Vietnam, a competitor, has entered into a free trade agreement (no or negligible bilateral tariffs) with the European Union. Once this gets going, Indian exports of footwear, garments, marine products and furniture to the European Union will be severely affected as they will be costlier to the European buyers, courtesy the trade tariffs, than those from Vietnam as they will not attract any tariffs.
India is also open to a free trade agreement with the EU, but this will take time to finalise. The Federation of Indian Export Organisations has urged the government to speedily move on a bilateral agreement, talks for which were started in 2007 but have stalled since 2013.
What is perhaps most critical is that global manufacturers seeking to move factories out of China (Indian is keen to host them) will find it attractive to go to Vietnam unless India can offer similar tariff treatment.
China has become a factory to the world because it has extensive supply chains. Goods manufactured there get an enormous amount of inputs from other Chinese manufacturers. What is more, China has its own huge domestic market which is attractive to manufacturers across the world. Meeting this Chinese demand, other than sourcing inputs out of China, is an important agenda for manufacturers across the world.
China also has in its favour the high productivity of its workers. They are not poorly paid at all, as perhaps in Bangladesh, but are able to deliver a high output because of their skills and the sophistication of the manufacturing processes. Plus, China has been able to give itself an enviable infrastructure. India is way behind on not just this but electricity charges too.

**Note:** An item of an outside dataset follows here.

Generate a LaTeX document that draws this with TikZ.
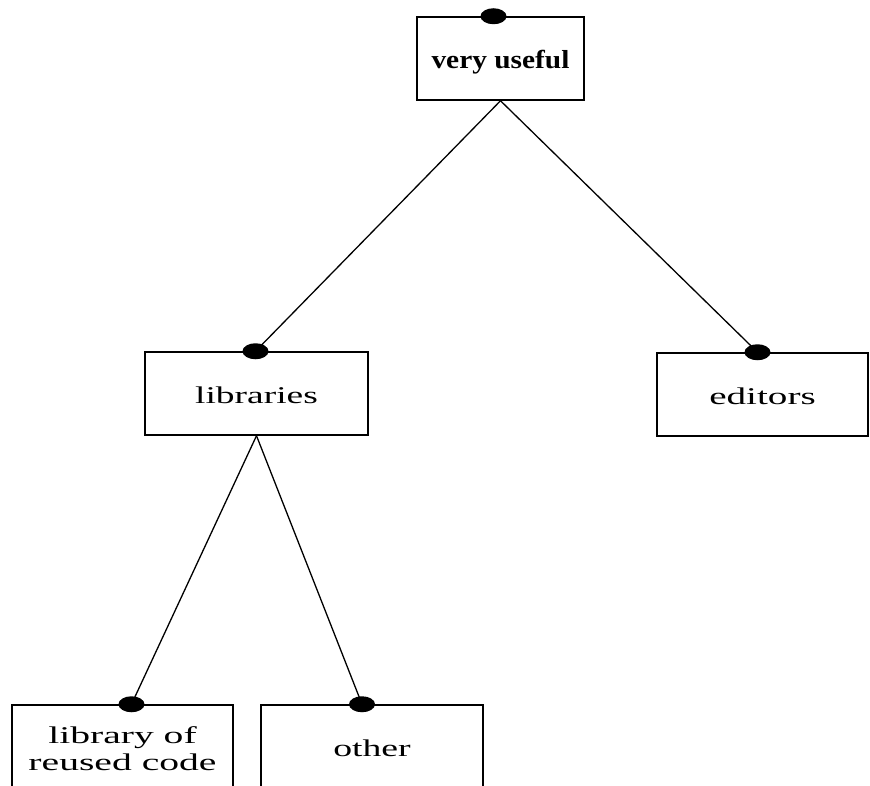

Against this background, a key recent decision by several Indian states, easing protection to workers, will likely perpetuate low worker productivity. To be highly productive, workers need to be educated and skilled, get paid attractively and have a degree of predictability in their service conditions.
If lowering the working conditions for workers will not deliver, what will? This is what someone familiar with the highly successful Bajaj story has to say. The Indian two-and three-wheeler manufacturer has beaten
Chinese competition in not just India but also across the world.
A key decision by it decades ago was to go out and recruit engineers at software-beating salaries for its research and development effort. They were simply entrusted to design and manufacture world-class motorcycles.
The result: when Chinese motorcycle manufacturers sought to capture the Indian market in a big push in the early 2000s, they quickly got beaten on quality. Bajaj and TVS had quality goals integrated in their manufacturing ethos.
A similar story was played out in Africa where Bajaj products were priced in between the Japanese and the Chinese and at the end of the day, delivered enormous value, enabled by its chain of dealerships and service centres with trained mechanics. This success story has been repeated across Africa and South America.
To keep abreast with the times in terms of engineering and designing inputs, Bajaj today owns a part of KTM, the European market leader. Why has this success not been repeated in other industries like TVs, computers and mobile phones? Go ask the companies that people them and see how Bajaj, TVS and Hero differ from them.
Considering the economic challenge that China poses, the road to catching up with it has been trodden successively by Japan, South Korea, Taiwan and, now increasingly, Vietnam to take their manufacturing forward.
India has to do the same once the present political and military tensions are behind us. Currently, when there is a semi-warlike situation, it is natural that popular sentiment will take priority over economic imperatives.
It is to be hoped that a suitable atmosphere will return soon, enabling an economic policy to be determined by economic considerations.